INTERVIEW: AVERY SINGER, “PICTURES PUNISH WORDS”
| December 9, 2014
WEB EXCLUSIVE
Avery Singer (b. 1987, lives and works in New York) is known for her monochromatic airbrush paintings that manage to simultaneously raise philosophical questions and poke fun at the clichés of contemporary art. Her most recent show, “Pictures Punish Words” at the Kunsthalle Zürich, which will soon travel to the Foundazione Sandretto Re Rebaudengo in Turin, Italy. In this web exclusive interview, Singer talks about her new show and the role language, color, technology, and humor play in her practice.
LEAP Your most recent show, “Pictures Punish Words” at the Kunsthalle Zürich, is your largest exhibition in terms of physical space. How does this monumentality affect the spaces (both actual and imaginary) created in your work?
AVERY SINGER I don’t know. Every time the work leaves the studio I stop trying to judge what it does or might achieve. It’s the point when I hand it over to the viewer.
LEAP What is the relationship between the verbal and the visual in this exhibition, as well as your practice in general?
AVERY SINGER The title is meant to point to a feeling that we’re mired in cultural and linguistic chaos, which appears both innocuous and subversive.
LEAP Where does language come into play when shapes are reduced to stylized geometrical forms?
AVERY SINGER I hold the view that art begins when language takes a holiday.
LEAP Can you talk a little about your resistance against using color in your work? Beyond art historical references such as grisaille, photography and film, and print culture, is there a more abstract, perhaps formal, reason for using only black, white, and gray?
AVERY SINGER Black and white is the clearest way for me to portray illusionistic space. I also feel that I don’t have a propensity for color, and making “good” or “bad” color decisions feels like a waste of my time.
LEAP Is this the first time you have treated your paintings as physical objects and removed them from the walls to create an installation? Does this remove the trompe-l’oeil effect in your work? Since the viewer is physically able to physically walk behind these paintings, as opposed to visually entering the space “behind” the painting, how do you envision the viewer’s role?
AVERY SINGER No, I also hung them free-floating in the room in a group show I participated in called “Speculations on Anonymous Materials” at the Fridericianum in Kassel. I want to show the viewer that what they’re looking at isn’t some kind of rarefied allegorical image, but the “flattened covering of a purely cultural object” (I read this phrase somewhere as a description of painting—but I forget where).
LEAP Digital image making is still a crucial part of your practice—how do ideas of machine vision or graphic rendering affect your final paintings?

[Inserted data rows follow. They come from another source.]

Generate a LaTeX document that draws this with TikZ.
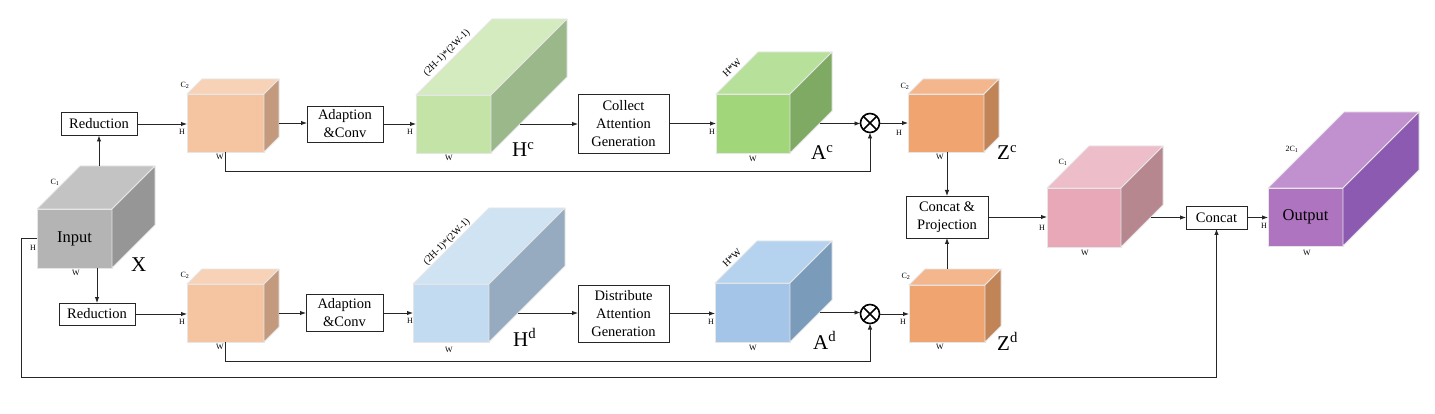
\documentclass[tikz,border=0pt]{standalone}
\usepackage{fontspec}
\setmainfont{Liberation Serif}
\usetikzlibrary{arrows.meta}
\definecolor{edgecol}{HTML}{E6E6E6}
\definecolor{grayF}{HTML}{B4B4B4}\definecolor{grayT}{HTML}{C3C3C3}\definecolor{grayS}{HTML}{969696}
\definecolor{peachF}{HTML}{F5C4A1}\definecolor{peachT}{HTML}{F7D2B7}\definecolor{peachS}{HTML}{C49A7E}
\definecolor{lgreenF}{HTML}{C4E3A6}\definecolor{lgreenT}{HTML}{D3EBBE}\definecolor{lgreenS}{HTML}{9BB88A}
\definecolor{greenF}{HTML}{A2D67A}\definecolor{greenT}{HTML}{B7E09A}\definecolor{greenS}{HTML}{7FAA63}
\definecolor{orangeF}{HTML}{F0A570}\definecolor{orangeT}{HTML}{F3B68D}\definecolor{orangeS}{HTML}{C08457}
\definecolor{pinkF}{HTML}{E8A8B8}\definecolor{pinkT}{HTML}{EDBDCA}\definecolor{pinkS}{HTML}{B78790}
\definecolor{purpF}{HTML}{AE74C0}\definecolor{purpT}{HTML}{C190CF}\definecolor{purpS}{HTML}{8C5AB1}
\definecolor{lblueF}{HTML}{C3DBF0}\definecolor{lblueT}{HTML}{CFE3F3}\definecolor{lblueS}{HTML}{97ABC0}
\definecolor{blueF}{HTML}{A5C5E8}\definecolor{blueT}{HTML}{B5D3EE}\definecolor{blueS}{HTML}{7A9BBA}
\definecolor{linecol}{HTML}{262626}
\tikzset{
  box/.style={draw=linecol, line width=0.9pt, fill=white, inner sep=0pt, outer sep=0pt, align=center,
    font=\fontsize{14.5}{18}\selectfont},
  cubefront/.style={draw=edgecol, line width=0.8pt, inner sep=0pt, outer sep=0pt,
    font=\fontsize{16.5}{19}\selectfont},
  cubeface/.style={draw=edgecol, line width=0.8pt, line join=round},
  lab/.style={font=\fontsize{8}{9}\selectfont, inner sep=0pt},
  rlab/.style={font=\fontsize{10}{11}\selectfont, inner sep=0pt, rotate=45},
  big/.style={font=\fontsize{21}{24}\selectfont, inner sep=0pt, anchor=base west},
  arr/.style={draw=linecol, line width=0.9pt, -{Latex[length=6pt,width=4.5pt]}},
  mul/.style={circle, draw=black, line width=1.6pt, minimum size=19pt, inner sep=0pt, outer sep=0pt},
}
% #1 name, #2 x, #3 y (front centre), #4 width, #5 height, #6 depth, #7 colour prefix, #8 text
\newcommand\drawcube[8]{%
  \node[cubefront, fill=#7F, minimum width=#4pt, minimum height=#5pt] (#1) at (#2,#3) {#8};
  \filldraw[cubeface, fill=#7T] (#1.north west) -- ++(#6,-#6) -- ++(#4,0) -- (#1.north east) -- cycle;
  \filldraw[cubeface, fill=#7S] (#1.north east) -- ++(#6,-#6) -- ++(0,#5) -- (#1.south east) -- cycle;
  \path (#1.north) ++(#6,-#6) coordinate (#1-back);
  \pgfmathsetmacro{\cbex}{min(#6,#5/2)}%
  \path (#1.east) ++(\cbex,0) coordinate (#1-x);
}
\newcommand\mulnode[3]{%
  \node[mul] (#1) at (#2,#3) {};
  \draw[line width=1.6pt] (#1.north west) -- (#1.south east) (#1.north east) -- (#1.south west);
}
\begin{document}
\begin{tikzpicture}[x=1pt, y=-1pt]
\useasboundingbox (0,0) rectangle (1435,414);
\fill[white] (0,0) rectangle (1435,414);

% cubes
\drawcube{inp}{74.5}{238.5}{75}{59}{43}{gray}{Input}
\drawcube{rc}{225.5}{123}{77}{58}{15}{peach}{}
\drawcube{rd}{225.5}{313}{77}{58}{15}{peach}{}
\drawcube{hc}{453.5}{124}{75}{58}{76}{lgreen}{}
\drawcube{hd}{451}{313}{76}{58}{76}{lblue}{}
\drawcube{ac}{753}{123.5}{74}{59}{42}{green}{}
\drawcube{ad}{752.5}{312.5}{75}{59}{42}{blue}{}
\drawcube{zc}{946}{123}{76}{58}{15}{orange}{}
\drawcube{zd}{947}{313.5}{76}{57}{16}{orange}{}
\drawcube{pk}{1084}{217.5}{74}{59}{42}{pink}{}
\drawcube{out}{1305.5}{217}{75}{58}{76}{purp}{Output}

% boxes
\node[box, minimum width=76pt, minimum height=23pt] (red1) at (99,124) {Reduction};
\node[box, minimum width=76pt, minimum height=22pt] (red2) at (97,314) {Reduction};
\node[box, minimum width=76pt, minimum height=36pt] (adc) at (345,124) {Adaption\\\&Conv};
\node[box, minimum width=77pt, minimum height=37pt] (add) at (344.5,313) {Adaption\\\&Conv};
\node[box, minimum width=91pt, minimum height=59pt] (col) at (623.5,123.5) {Collect\\Attention\\Generation};
\node[box, minimum width=91pt, minimum height=57pt] (dis) at (623.5,313.5) {Distribute\\Attention\\Generation};
\node[box, minimum width=82pt, minimum height=42pt] (cp) at (947,217) {Concat \&\\Projection};
\node[box, minimum width=61pt, minimum height=23pt] (cat) at (1216.5,217.5) {Concat};

\mulnode{m1}{870}{123}
\mulnode{m2}{870}{314}

% small labels
\node[lab] (inpC) at (55,182) {C\textsubscript{1}};
\node[lab] (inpH) at (33,248) {H};
\node[lab] (inpW) at (76,273) {W};
\node[lab] (rcC) at (185,85) {C\textsubscript{2}};
\node[lab] (rcH) at (182,132) {H};
\node[lab] (rcW) at (220,157) {W};
\node[lab] (rdC) at (185,275) {C\textsubscript{2}};
\node[lab] (rdH) at (182,322) {H};
\node[lab] (rdW) at (220,347) {W};
\node[rlab] (hcR) at (447,53) {(2H-1)*(2W-1)};
\node[lab] (hcH) at (410,132) {H};
\node[lab] (hcW) at (449,158) {W};
\node[rlab] (hdR) at (447,242) {(2H-1)*(2W-1)};
\node[lab] (hdH) at (410,321) {H};
\node[lab] (hdW) at (449,350) {W};
\node[rlab] (acR) at (732,68) {H*W};
\node[lab] (acH) at (712,132) {H};
\node[lab] (acW) at (753,159) {W};
\node[rlab] (adR) at (732,258) {H*W};
\node[lab] (adH) at (711,322) {H};
\node[lab] (adW) at (753,348) {W};
\node[lab] (zcC) at (905,86) {C\textsubscript{2}};
\node[lab] (zcH) at (899,133) {H};
\node[lab] (zcW) at (940,157) {W};
\node[lab] (zdC) at (906,276) {C\textsubscript{2}};
\node[lab] (zdH) at (903,322) {H};
\node[lab] (zdW) at (940,347) {W};
\node[lab] (pkC) at (1063,162) {C\textsubscript{1}};
\node[lab] (pkH) at (1042,228) {H};
\node[lab] (pkW) at (1085,253) {W};
\node[lab] (outC) at (1292,149) {2C\textsubscript{1}};
\node[lab] (outH) at (1264,226) {H};
\node[lab] (outW) at (1307,253) {W};

% big labels
\node[big] (lX) at (131,272) {X};
\node[big] (lHc) at (512,157) {H\textsuperscript{c}};
\node[big] (lHd) at (513,346) {H\textsuperscript{d}};
\node[big] (lAc) at (811,160) {A\textsuperscript{c}};
\node[big] (lAd) at (813,349) {A\textsuperscript{d}};
\node[big] (lZc) at (997,160) {Z\textsuperscript{c}};
\node[big] (lZd) at (997,350) {Z\textsuperscript{d}};

% connectors
\draw[arr] (red1.south |- inp-back) -- (red1.south);
\draw[arr] (red2.north |- inp.south) -- (red2.north);
\draw[arr] (red1.east) -- (red1.east -| rc.west);
\draw[arr] (red2.east) -- (red2.east -| rd.west);
\draw[arr] (rc-x) -- (rc-x -| adc.west);
\draw[arr] (rd-x) -- (rd-x -| add.west);
\draw[arr] (adc.east) -- (adc.east -| hc.west);
\draw[arr] (add.east) -- (add.east -| hd.west);
\draw[arr] (hc-x) -- (hc-x -| col.west);
\draw[arr] (hd-x) -- (hd-x -| dis.west);
\draw[arr] (col.east) -- (col.east -| ac.west);
\draw[arr] (dis.east) -- (dis.east -| ad.west);
\draw[arr] (ac-x) -- (ac-x -| m1.west);
\draw[arr] (ad-x) -- (ad-x -| m2.west);
\draw[arr] (m1.east) -- (m1.east -| zc.west);
\draw[arr] (m2.east) -- (m2.east -| zd.west);
\draw[arr] (rc.south) -- ++(0,19) -| (m1.south);
\draw[arr] (rd.south) -- ++(0,19) -| (m2.south);
\draw[arr] (cp.north |- zc.south) -- (cp.north);
\draw[arr] (cp.south |- zd-back) -- (cp.south);
\draw[arr] (cp.east) -- (cp.east -| pk.west);
\draw[arr] (pk-x) -- (pk-x -| cat.west);
\draw[arr] (cat.east) -- (cat.east -| out.west);
\draw[arr] (inp.west) -- ++(-16,0) -- ++(0,139) -| (cat.south);
\end{tikzpicture}
\end{document}
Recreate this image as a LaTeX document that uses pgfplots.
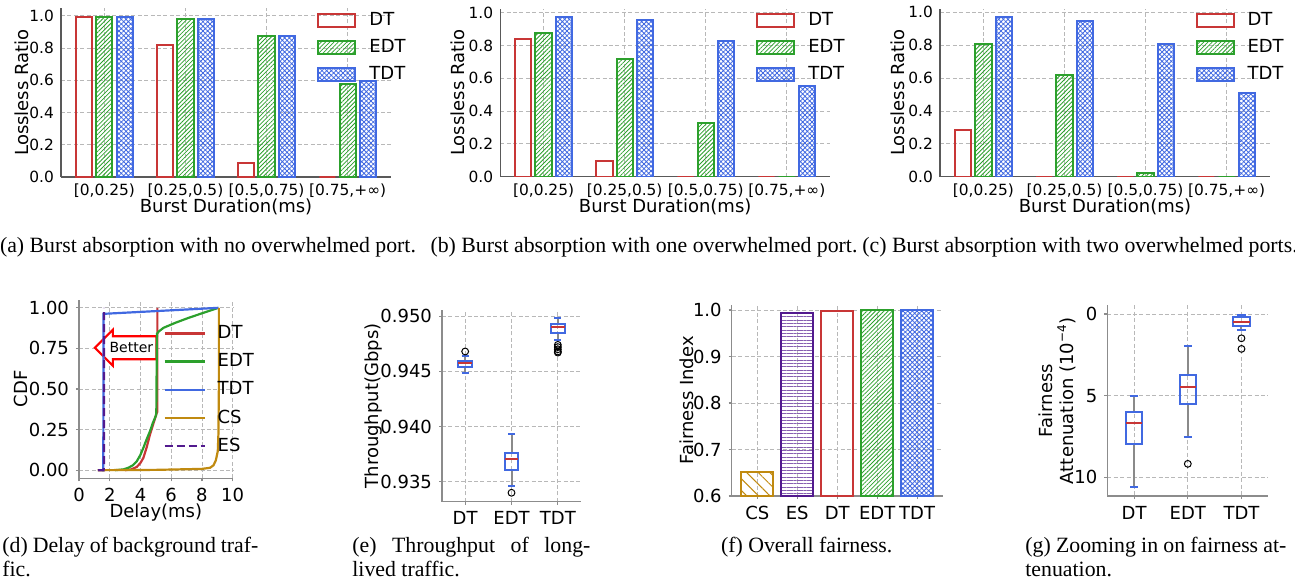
\documentclass[border=0pt]{standalone}
\usepackage{fontspec}
\setmainfont{Liberation Serif}
\newfontfamily\plotfont{DejaVu Sans}
\usepackage{pgfplots}
\pgfplotsset{compat=1.18}
\usepgfplotslibrary{statistics}
\usetikzlibrary{patterns.meta,shapes.arrows}

\definecolor{dtred}{HTML}{C83636}
\definecolor{edtgreen}{HTML}{2CA02C}
\definecolor{tdtblue}{HTML}{4169E1}
\definecolor{csgold}{HTML}{C08A10}
\definecolor{esindigo}{HTML}{521A8E}
\definecolor{whiskgray}{HTML}{8A8A8A}

\newcommand\ftickA{\plotfont\fontsize{7.7}{9}\selectfont}
\newcommand\flab{\plotfont\fontsize{9}{10.5}\selectfont}
\newcommand\fbetter{\plotfont\fontsize{7}{8}\selectfont}
\newcommand\fcap{\fontsize{10.9}{13}\selectfont}

\tikzset{bxcap/.style={draw=tdtblue, line width=1pt}}

\pgfplotsset{
  /pgf/number format/assume math mode=true,
  gridstyle/.style={draw=black!28, line width=0.4pt, dash pattern=on 2pt off 1.2pt},
  legpatch/.style={legend image code/.code={\draw[##1,line width=1pt] (0pt,-3.25pt) rectangle (18.5pt,3.25pt);}},
  rowone/.style={
    anchor=south west, scale only axis, width=165pt,
    xmin=-0.535, xmax=3.535, ymin=0,
    axis x line*=bottom, axis y line*=left,
    axis line style={draw=black!65, line width=0.6pt},
    major tick length=0pt,
    xtick={0,1,2,3},
    xticklabels={{[0,0.25)},{[0.25,0.5)},{[0.5,0.75)},{[0.75,+∞)}},
    ytick={0,0.2,0.4,0.6,0.8,1.0},
    yticklabel style={/pgf/number format/.cd, fixed, fixed zerofill, precision=1},
    grid=major, grid style={gridstyle},
    tick label style={font=\ftickA},
    label style={font=\flab},
    xlabel={Burst Duration(ms)}, ylabel={Lossless Ratio},
    xlabel style={at={(axis description cs:0.5,-0.178)}, anchor=center},
    ylabel style={anchor=center},
    legend cell align=left,
    legend style={draw=none, fill=none, inner sep=0pt, row sep=1.5pt, font=\flab, anchor=north west,
      /tikz/every odd column/.append style={column sep=4.5pt}},
  },
  rowtwo/.style={
    anchor=south west, scale only axis,
    axis x line*=bottom, axis y line*=left,
    axis line style={draw=black!45, line width=0.6pt},
    tick style={draw=black!45, line width=0.6pt},
    major tick length=1.5pt, tick align=outside,
    grid=major, grid style={gridstyle},
    tick label style={font=\flab},
    label style={font=\flab},
    ylabel style={anchor=center},
    scaled y ticks=false, scaled x ticks=false,
  },
  dtbar/.style={ybar, bar width=0.2, bar shift=-0.25, draw=dtred, line width=1pt, fill=none, legpatch},
  edtbar/.style={ybar, bar width=0.2, bar shift=0, draw=edtgreen, line width=1pt,
    pattern={Lines[angle=45, distance=1.5pt, line width=0.4pt]}, pattern color=edtgreen, legpatch},
  tdtbar/.style={ybar, bar width=0.2, bar shift=0.25, draw=tdtblue, line width=1pt,
    pattern={Hatch[angle=45, distance=1.65pt, line width=0.4pt]}, pattern color=tdtblue, legpatch},
  bxp/.style={
    black, mark=o, mark size=1.7pt, mark options={draw=black, fill=none, line width=0.5pt, solid},
    boxplot/draw direction=y,
    boxplot/box extend=0.3, boxplot/whisker extend=0.15,
    boxplot/every box/.style={draw=tdtblue, line width=1pt, fill=none},
    boxplot/every median/.style={draw=dtred, line width=1pt},
    boxplot/every whisker/.style={draw=whiskgray, line width=1pt},
    boxplot/draw/lower whisker/.code={%
      \draw[/pgfplots/boxplot/every whisker/.try]
        (boxplot cs:\pgfplotsboxplotvalue{lower whisker}) -- (boxplot cs:\pgfplotsboxplotvalue{lower quartile});
      \draw[bxcap]
        (boxplot whisker cs:\pgfplotsboxplotvalue{lower whisker},0) -- (boxplot whisker cs:\pgfplotsboxplotvalue{lower whisker},1);
    },
    boxplot/draw/upper whisker/.code={%
      \draw[/pgfplots/boxplot/every whisker/.try]
        (boxplot cs:\pgfplotsboxplotvalue{upper whisker}) -- (boxplot cs:\pgfplotsboxplotvalue{upper quartile});
      \draw[bxcap]
        (boxplot whisker cs:\pgfplotsboxplotvalue{upper whisker},0) -- (boxplot whisker cs:\pgfplotsboxplotvalue{upper whisker},1);
    },
  },
}

\begin{document}
\begin{tikzpicture}
\path[use as bounding box] (0pt,0pt) rectangle (647.5pt,-292pt);

% (a) no overwhelmed port
\begin{axis}[rowone, at={(30.5pt,-88.5pt)}, height=84.5pt, ymax=1.048,
  ylabel style={at={(axis description cs:-0.118,0.5)}},
  legend style={at={(axis description cs:0.776,1.0)}}]
\addplot[dtbar] coordinates {(0,0.99)(1,0.82)(2,0.085)(3,0)};
\addlegendentry{DT}
\addplot[edtbar] coordinates {(0,0.99)(1,0.977)(2,0.873)(3,0.577)};
\addlegendentry{EDT}
\addplot[tdtbar] coordinates {(0,0.99)(1,0.977)(2,0.873)(3,0.598)};
\addlegendentry{TDT}
\end{axis}

% (b) one overwhelmed port
\begin{axis}[rowone, at={(250.1pt,-88.35pt)}, height=84pt, ymax=1.024,
  ylabel style={at={(axis description cs:-0.128,0.5)}},
  legend style={at={(axis description cs:0.775,1.004)}}]
\addplot[dtbar] coordinates {(0,0.84)(1,0.098)(2,0)(3,0)};
\addlegendentry{DT}
\addplot[edtbar] coordinates {(0,0.878)(1,0.718)(2,0.327)(3,0)};
\addlegendentry{EDT}
\addplot[tdtbar] coordinates {(0,0.972)(1,0.955)(2,0.829)(3,0.553)};
\addlegendentry{TDT}
\end{axis}

% (c) two overwhelmed ports
\begin{axis}[rowone, at={(470pt,-88.35pt)}, height=84pt, ymax=1.022,
  ylabel style={at={(axis description cs:-0.127,0.5)}},
  legend style={at={(axis description cs:0.773,1.004)}}]
\addplot[dtbar] coordinates {(0,0.285)(1,0)(2,0)(3,0)};
\addlegendentry{DT}
\addplot[edtbar] coordinates {(0,0.805)(1,0.62)(2,0.02)(3,0)};
\addlegendentry{EDT}
\addplot[tdtbar] coordinates {(0,0.972)(1,0.945)(2,0.805)(3,0.512)};
\addlegendentry{TDT}
\end{axis}

% (d) delay CDF
\begin{axis}[rowtwo, at={(39.5pt,-239.15pt)}, width=76.85pt, height=89.3pt,
  xmin=0, xmax=10, ymin=-0.05, ymax=1.05,
  xtick={0,2,4,6,8,10}, ytick={0,0.25,0.5,0.75,1.0},
  yticklabel style={/pgf/number format/.cd, fixed, fixed zerofill, precision=2},
  xlabel={Delay(ms)}, ylabel={CDF},
  xlabel style={at={(axis description cs:0.5,-0.192)}, anchor=center},
  ylabel style={at={(axis description cs:-0.379,0.5)}},
  legend cell align=left,
  legend image code/.code={\draw[#1] (0pt,0pt) -- (20pt,0pt);},
  legend style={draw=none, fill=none, inner sep=0pt, row sep=2pt, font=\flab,
    at={(axis description cs:0.547,0.881)}, anchor=north west,
    /tikz/every odd column/.append style={column sep=4pt}}]
\node[single arrow, shape border rotate=180, draw=red, line width=1.1pt, fill=white,
  minimum height=30.8pt, single arrow head extend=3.25pt, inner xsep=1pt, inner ysep=2.6pt,
  font=\fbetter, anchor=tip] at (axis cs:0.93,0.754) {Better};
\addplot[dtred, line width=1.1pt, mark=none] coordinates {
  (3.0,0)(3.4,0.005)(3.76,0.02)(4.0,0.045)(4.19,0.076)(4.4,0.14)(4.62,0.22)
  (4.85,0.29)(5.06,0.353)(5.10,0.36)(5.10,1.0)};
\addlegendentry{DT}
\addplot[edtgreen, line width=1.1pt, mark=none] coordinates {
  (2.34,0)(2.9,0.005)(3.21,0.015)(3.5,0.03)(3.76,0.055)(4.0,0.095)(4.19,0.138)
  (4.4,0.19)(4.62,0.24)(4.8,0.29)(4.99,0.333)(5.03,0.35)(5.07,0.84)(5.2,0.855)
  (5.5,0.877)(6.25,0.907)(7.12,0.938)(8.09,0.969)(9.07,1.0)};
\addlegendentry{EDT}
\addplot[tdtblue, line width=1.1pt, mark=none] coordinates {
  (1.5,0)(1.58,0)(1.6,0.963)(9.07,1.0)};
\addlegendentry{TDT}
\addplot[csgold, line width=1.1pt, mark=none] coordinates {
  (1.22,0)(5.0,0.002)(8.0,0.008)(8.53,0.015)(8.75,0.03)(8.9,0.06)(9.03,0.117)
  (9.07,0.22)(9.1,0.5)(9.1,1.0)};
\addlegendentry{CS}
\addplot[esindigo, line width=1.1pt, mark=none, dash pattern=on 4pt off 2pt] coordinates {
  (1.22,0)(1.6,0)(1.62,0.02)(1.63,1.0)};
\addlegendentry{ES}
\end{axis}

% (e) throughput of long-lived traffic
\begin{axis}[rowtwo, at={(221pt,-250.85pt)}, width=69.5pt, height=95.75pt,
  xmin=0.5, xmax=3.5, ymin=0.93319, ymax=0.95054,
  xtick={1,2,3}, xticklabels={DT,EDT,TDT},
  ytick={0.935,0.94,0.945,0.95},
  yticklabel style={/pgf/number format/.cd, fixed, fixed zerofill, precision=3},
  ylabel={Throughput(Gbps)},
  ylabel style={at={(axis description cs:-0.496,0.5)}}]
\addplot[bxp, boxplot prepared={draw position=1, lower whisker=0.94481, lower quartile=0.94535,
  median=0.94572, upper quartile=0.94595, upper whisker=0.94640}] coordinates {(1,0.9468)};
\addplot[bxp, boxplot prepared={draw position=2, lower whisker=0.93460, lower quartile=0.93605,
  median=0.93705, upper quartile=0.93756, upper whisker=0.93929}] coordinates {(2,0.9340)};
\addplot[bxp, boxplot prepared={draw position=3, lower whisker=0.94783, lower quartile=0.94849,
  median=0.94898, upper quartile=0.94928, upper whisker=0.94985}] coordinates {
  (3,0.9474)(3,0.9472)(3,0.9470)(3,0.9468)(3,0.9467)};
\end{axis}

% (f) overall fairness
\begin{axis}[rowtwo, at={(365.85pt,-248pt)}, width=105.5pt, height=95.55pt,
  xmin=-0.64, xmax=4.64, ymin=0.6, ymax=1.011,
  xtick={0,1,2,3,4}, xticklabels={CS,ES,DT,EDT,TDT},
  ytick={0.6,0.7,0.8,0.9,1.0},
  yticklabel style={/pgf/number format/.cd, fixed, fixed zerofill, precision=1},
  ylabel={Fairness Index},
  ylabel style={at={(axis description cs:-0.213,0.5)}}]
\addplot[ybar, bar width=0.8, bar shift=0, draw=csgold, line width=1pt,
  pattern={Lines[angle=-45, distance=4.1pt, line width=0.5pt]}, pattern color=csgold]
  coordinates {(0,0.652)};
\addplot[ybar, bar width=0.8, bar shift=0, draw=esindigo, line width=1pt,
  pattern={Lines[angle=0, distance=1.67pt, line width=0.5pt]}, pattern color=esindigo!70]
  coordinates {(1,0.994)};
\addplot[ybar, bar width=0.8, bar shift=0, draw=dtred, line width=1pt, fill=none]
  coordinates {(2,0.998)};
\addplot[ybar, bar width=0.8, bar shift=0, draw=edtgreen, line width=1pt,
  pattern={Lines[angle=45, distance=1.5pt, line width=0.4pt]}, pattern color=edtgreen]
  coordinates {(3,0.999)};
\addplot[ybar, bar width=0.8, bar shift=0, draw=tdtblue, line width=1pt,
  pattern={Hatch[angle=45, distance=1.65pt, line width=0.4pt]}, pattern color=tdtblue]
  coordinates {(4,1.0)};
\end{axis}

% (g) fairness attenuation
\begin{axis}[rowtwo, at={(553.65pt,-248pt)}, width=80.5pt, height=95.35pt,
  y dir=reverse,
  xmin=0.5, xmax=3.5, ymin=-0.53, ymax=11.15,
  xtick={1,2,3}, xticklabels={DT,EDT,TDT},
  ytick={0,5,10},
  ylabel={Fairness\\Attenuation (10\textsuperscript{−4})},
  ylabel style={align=center, at={(axis description cs:-0.309,0.5)}}]
\addplot[bxp, boxplot prepared={draw position=1, lower whisker=5.0, lower quartile=6.02,
  median=6.66, upper quartile=7.96, upper whisker=10.62}] coordinates {};
\addplot[bxp, boxplot prepared={draw position=2, lower whisker=1.94, lower quartile=3.74,
  median=4.49, upper quartile=5.51, upper whisker=7.51}] coordinates {(2,9.18)};
\addplot[bxp, boxplot prepared={draw position=3, lower whisker=0.05, lower quartile=0.20,
  median=0.47, upper quartile=0.72, upper whisker=0.96}] coordinates {(3,1.49)(3,2.14)};
\end{axis}

% captions
\node[anchor=base, font=\fcap] at (104pt,-126pt) {(a) Burst absorption with no overwhelmed port.};
\node[anchor=base, font=\fcap] at (322pt,-126pt) {(b) Burst absorption with one overwhelmed port.};
\node[anchor=base, font=\fcap] at (540pt,-126pt) {(c) Burst absorption with two overwhelmed ports.};
\node[anchor=base west, inner sep=0pt, font=\fcap] at (1pt,-276.3pt) {\makebox[128pt][s]{(d) Delay of background traf-}};
\node[anchor=base west, inner sep=0pt, font=\fcap] at (1pt,-288pt) {fic.};
\node[anchor=base west, inner sep=0pt, font=\fcap] at (176pt,-276.3pt) {\makebox[119pt][s]{(e) Throughput of long-}};
\node[anchor=base west, inner sep=0pt, font=\fcap] at (176pt,-288pt) {lived traffic.};
\node[anchor=base, font=\fcap] at (403.35pt,-276.3pt) {(f) Overall fairness.};
\node[anchor=base west, inner sep=0pt, font=\fcap] at (512.5pt,-276.3pt) {\makebox[130.5pt][s]{(g) Zooming in on fairness at-}};
\node[anchor=base west, inner sep=0pt, font=\fcap] at (512.5pt,-288pt) {tenuation.};
\end{tikzpicture}
\end{document}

AVERY SINGER It’s just a tool. It’s something that I realized hadn’t entered painting yet, so I saw it potentially as a mode of invention in the field of painting—which sees very little innovation.
LEAP Finally, can you talk about the role humor and irony play in your work?
AVERY SINGER Isn’t China now banning puns in fear of political unrest? For me, humor and irony show a complete view and understanding of a subject. If you can publicly mock yourself, you can be your own worst critic. It’s also fun—laughter is important.
Avery Singer: “Pictures Punish Words” is at the Kunsthalle Zürich until January 25, 2015, and will be at the Foundazione Sandretto Re Rebaudengo, Turin, Italy, from February 12- April 12, 2015.